Malgré leur aspect un peu naïf et caricatural, les dessins de Cab sont tout de même très efficaces, et sous son trait de crayon, on reconnaît immédiatement des endroits emblématiques de Montréal recouverts d’une épaisse couche de neige, comme le Parc du Mont-Royal et sa statue, l’usine Five Roses, ou la promenade Ontario, qui devient ici le cœur des territoires autonomes d’Hochelaga. Lors des phénomènes météo extrêmes, des flocons géants de six pieds tombent du ciel, un détail visuel assez original. L’artiste s’amuse aussi à illustrer les effets de plusieurs années de radiations sur la population, et peuple ses pages d’humains ayant la peau verte et des tentacules en guise de bras, ou munis de trois yeux ou d’un seul.

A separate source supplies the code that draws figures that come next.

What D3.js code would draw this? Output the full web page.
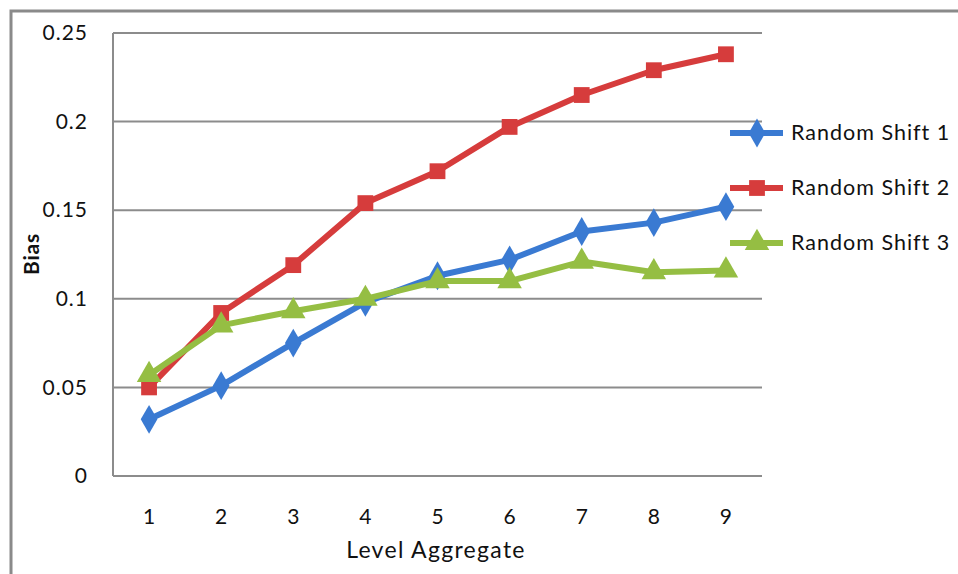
<!DOCTYPE html>
<html><head><meta charset="utf-8">
<script src="https://cdn.jsdelivr.net/npm/d3@7"></script>
<style>body{margin:0;background:#fff;} svg{display:block;}</style>
</head><body>
<svg id="chart" width="958" height="574"></svg>
<script>
const categories = ["1","2","3","4","5","6","7","8","9"];
const seriesNames = ["Random Shift 1","Random Shift 2","Random Shift 3"];
const shift1 = [0.032,0.051,0.075,0.098,0.113,0.122,0.138,0.143,0.152];
const shift2 = [0.050,0.092,0.119,0.154,0.172,0.197,0.215,0.229,0.238];
const shift3 = [0.057,0.085,0.093,0.100,0.110,0.110,0.121,0.115,0.116];
const yTicks = [0,0.05,0.1,0.15,0.2,0.25];
const yTickLabels = ["0","0.05","0.1","0.15","0.2","0.25"];

(function(){
const colors = ["#3a7ad2","#d63c3c","#95be43"];
const symbols = [d3.symbolDiamond, d3.symbolSquare, d3.symbolTriangle];
const allSeries = [shift1, shift2, shift3];

const svg = d3.select("#chart");
const font = "Lato, 'Open Sans', sans-serif";

svg.append("rect").attr("x",11).attr("y",11).attr("width",1000).attr("height",700)
  .attr("fill","none").attr("stroke","#8a8a8a").attr("stroke-width",3);

const pL=113, pR=762, pT=33, pB=476;
const x = d3.scaleBand().domain(categories).range([pL,pR]);
const y = d3.scaleLinear().domain([0,0.25]).range([pB,pT]);

svg.append("g").selectAll("line").data(yTicks).join("line")
  .attr("x1",pL).attr("x2",pR)
  .attr("y1",d=>y(d)).attr("y2",d=>y(d))
  .attr("stroke","#8c8c8c").attr("stroke-width",2);
svg.append("line").attr("x1",pL).attr("x2",pL).attr("y1",pT).attr("y2",pB)
  .attr("stroke","#8c8c8c").attr("stroke-width",2);

const yAxis = d3.axisLeft(y).tickValues(yTicks).tickFormat((d,i)=>yTickLabels[i]).tickSize(0).tickPadding(25);
const ya = svg.append("g").attr("transform",`translate(${pL},0)`).call(yAxis);
ya.select(".domain").remove();
ya.selectAll("text").attr("font-family",font).attr("font-size",21).attr("letter-spacing",1).attr("fill","#111");

const xAxis = d3.axisBottom(x).tickSize(0).tickPadding(33);
const xa = svg.append("g").attr("transform",`translate(0,${pB})`).call(xAxis);
xa.select(".domain").remove();
xa.selectAll("text").attr("font-family",font).attr("font-size",21).attr("fill","#111");

svg.append("text").attr("x",436).attr("y",558).attr("text-anchor","middle")
  .attr("font-family",font).attr("font-size",23).attr("letter-spacing",1.3).attr("fill","#111").text("Level Aggregate");
svg.append("text").attr("transform","translate(39,254) rotate(-90)").attr("text-anchor","middle")
  .attr("font-family",font).attr("font-size",21).attr("letter-spacing",0.8).attr("font-weight","bold").attr("fill","#111").text("Bias");

const line = d3.line().x((d,i)=>x(categories[i])+x.bandwidth()/2).y(d=>y(d));
const sizes = [240,250,260];
allSeries.forEach((s,k)=>{
  svg.append("path").datum(s).attr("d",line).attr("fill","none")
    .attr("stroke",colors[k]).attr("stroke-width",6).attr("stroke-linejoin","round");
});
allSeries.forEach((s,k)=>{
  svg.append("g").selectAll("path").data(s).join("path")
    .attr("transform",(d,i)=>`translate(${x(categories[i])+x.bandwidth()/2},${y(d)})`)
    .attr("d",d3.symbol().type(symbols[k]).size(sizes[k]))
    .attr("fill",colors[k]);
});

const legY = [133,188,243];
seriesNames.forEach((n,k)=>{
  const g = svg.append("g");
  g.append("line").attr("x1",730).attr("x2",783).attr("y1",legY[k]).attr("y2",legY[k])
    .attr("stroke",colors[k]).attr("stroke-width",6);
  g.append("path").attr("transform",`translate(757,${legY[k]})`)
    .attr("d",d3.symbol().type(symbols[k]).size(sizes[k])).attr("fill",colors[k]);
  g.append("text").attr("x",791).attr("y",legY[k]+7).attr("font-family",font)
    .attr("font-size",21.5).attr("letter-spacing",1).attr("fill","#111").text(n);
});
})();
</script>
</body></html>
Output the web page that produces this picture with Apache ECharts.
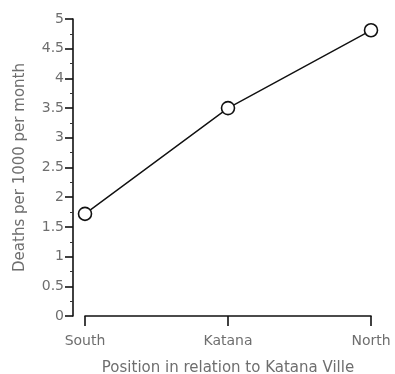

C’était une excellente idée des éditions Front Froid de publier les trois tomes d’Hiver nucléaire en une seule intégrale, afin de permettre à davantage de lecteurs de découvrir ce petit bijou. Si comme moi, vous trouvez qu’il n’y a pas assez d’œuvres d’anticipation au Québec, ce livre est définitivement pour vous.
Hiver nucléaire – L’intégrale, de Cab. Publié aux éditions Front Froid, 276 pages.